╭──

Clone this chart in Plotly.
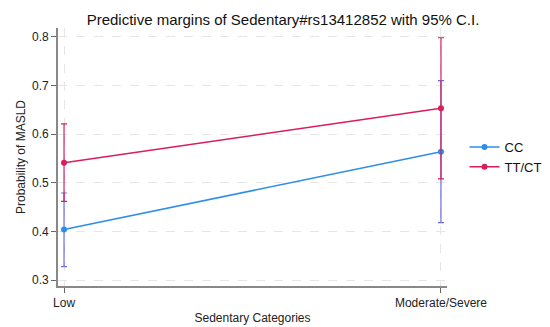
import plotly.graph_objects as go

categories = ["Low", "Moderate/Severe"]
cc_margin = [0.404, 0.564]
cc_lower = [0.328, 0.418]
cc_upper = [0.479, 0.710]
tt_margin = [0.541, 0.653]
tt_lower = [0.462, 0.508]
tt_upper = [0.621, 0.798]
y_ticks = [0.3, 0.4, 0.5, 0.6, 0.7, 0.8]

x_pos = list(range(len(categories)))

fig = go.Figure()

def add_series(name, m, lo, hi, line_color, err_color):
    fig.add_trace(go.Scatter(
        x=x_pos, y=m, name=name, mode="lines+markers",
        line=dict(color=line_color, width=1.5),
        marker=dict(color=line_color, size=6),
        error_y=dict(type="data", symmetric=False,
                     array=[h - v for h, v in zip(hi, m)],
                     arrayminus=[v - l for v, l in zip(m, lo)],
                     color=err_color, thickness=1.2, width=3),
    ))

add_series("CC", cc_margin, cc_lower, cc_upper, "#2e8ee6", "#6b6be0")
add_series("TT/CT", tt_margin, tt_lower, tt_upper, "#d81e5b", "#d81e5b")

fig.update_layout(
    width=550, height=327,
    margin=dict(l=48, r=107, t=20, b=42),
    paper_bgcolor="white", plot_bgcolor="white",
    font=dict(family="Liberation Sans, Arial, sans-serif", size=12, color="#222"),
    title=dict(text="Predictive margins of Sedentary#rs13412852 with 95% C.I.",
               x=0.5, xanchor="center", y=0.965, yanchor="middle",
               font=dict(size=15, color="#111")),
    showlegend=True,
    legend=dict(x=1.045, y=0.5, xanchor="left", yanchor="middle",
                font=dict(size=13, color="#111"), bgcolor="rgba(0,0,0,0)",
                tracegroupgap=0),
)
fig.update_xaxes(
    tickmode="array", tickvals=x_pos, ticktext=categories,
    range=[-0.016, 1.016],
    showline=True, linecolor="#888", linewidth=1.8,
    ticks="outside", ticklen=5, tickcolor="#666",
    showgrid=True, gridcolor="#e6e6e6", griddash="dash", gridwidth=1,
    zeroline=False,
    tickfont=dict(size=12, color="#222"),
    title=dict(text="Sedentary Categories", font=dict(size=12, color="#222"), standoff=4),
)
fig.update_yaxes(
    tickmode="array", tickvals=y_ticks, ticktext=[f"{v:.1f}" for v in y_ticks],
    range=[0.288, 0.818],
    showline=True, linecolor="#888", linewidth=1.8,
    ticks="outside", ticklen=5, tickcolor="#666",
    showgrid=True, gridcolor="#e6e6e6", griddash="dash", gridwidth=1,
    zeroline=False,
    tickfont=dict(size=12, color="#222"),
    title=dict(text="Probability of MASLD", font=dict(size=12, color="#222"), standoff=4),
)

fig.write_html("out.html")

╰──

Written exercise |
Output each line exactly; omit every picture.

Response to the exercise |
Clone this chart in Plotly.
import plotly.graph_objects as go

categories = ["Low", "Moderate/Severe"]
cc_margin = [0.404, 0.564]
cc_lower = [0.328, 0.418]
cc_upper = [0.479, 0.710]
tt_margin = [0.541, 0.653]
tt_lower = [0.462, 0.508]
tt_upper = [0.621, 0.798]
y_ticks = [0.3, 0.4, 0.5, 0.6, 0.7, 0.8]

x_pos = list(range(len(categories)))

fig = go.Figure()

def add_series(name, m, lo, hi, line_color, err_color):
    fig.add_trace(go.Scatter(
        x=x_pos, y=m, name=name, mode="lines+markers",
        line=dict(color=line_color, width=1.5),
        marker=dict(color=line_color, size=6),
        error_y=dict(type="data", symmetric=False,
                     array=[h - v for h, v in zip(hi, m)],
                     arrayminus=[v - l for v, l in zip(m, lo)],
                     color=err_color, thickness=1.2, width=3),
    ))

add_series("CC", cc_margin, cc_lower, cc_upper, "#2e8ee6", "#6b6be0")
add_series("TT/CT", tt_margin, tt_lower, tt_upper, "#d81e5b", "#d81e5b")

fig.update_layout(
    width=550, height=327,
    margin=dict(l=48, r=107, t=20, b=42),
    paper_bgcolor="white", plot_bgcolor="white",
    font=dict(family="Liberation Sans, Arial, sans-serif", size=12, color="#222"),
    title=dict(text="Predictive margins of Sedentary#rs13412852 with 95% C.I.",
               x=0.5, xanchor="center", y=0.965, yanchor="middle",
               font=dict(size=15, color="#111")),
    showlegend=True,
    legend=dict(x=1.045, y=0.5, xanchor="left", yanchor="middle",
                font=dict(size=13, color="#111"), bgcolor="rgba(0,0,0,0)",
                tracegroupgap=0),
)
fig.update_xaxes(
    tickmode="array", tickvals=x_pos, ticktext=categories,
    range=[-0.016, 1.016],
    showline=True, linecolor="#888", linewidth=1.8,
    ticks="outside", ticklen=5, tickcolor="#666",
    showgrid=True, gridcolor="#e6e6e6", griddash="dash", gridwidth=1,
    zeroline=False,
    tickfont=dict(size=12, color="#222"),
    title=dict(text="Sedentary Categories", font=dict(size=12, color="#222"), standoff=4),
)
fig.update_yaxes(
    tickmode="array", tickvals=y_ticks, ticktext=[f"{v:.1f}" for v in y_ticks],
    range=[0.288, 0.818],
    showline=True, linecolor="#888", linewidth=1.8,
    ticks="outside", ticklen=5, tickcolor="#666",
    showgrid=True, gridcolor="#e6e6e6", griddash="dash", gridwidth=1,
    zeroline=False,
    tickfont=dict(size=12, color="#222"),
    title=dict(text="Probability of MASLD", font=dict(size=12, color="#222"), standoff=4),
)

fig.write_html("out.html")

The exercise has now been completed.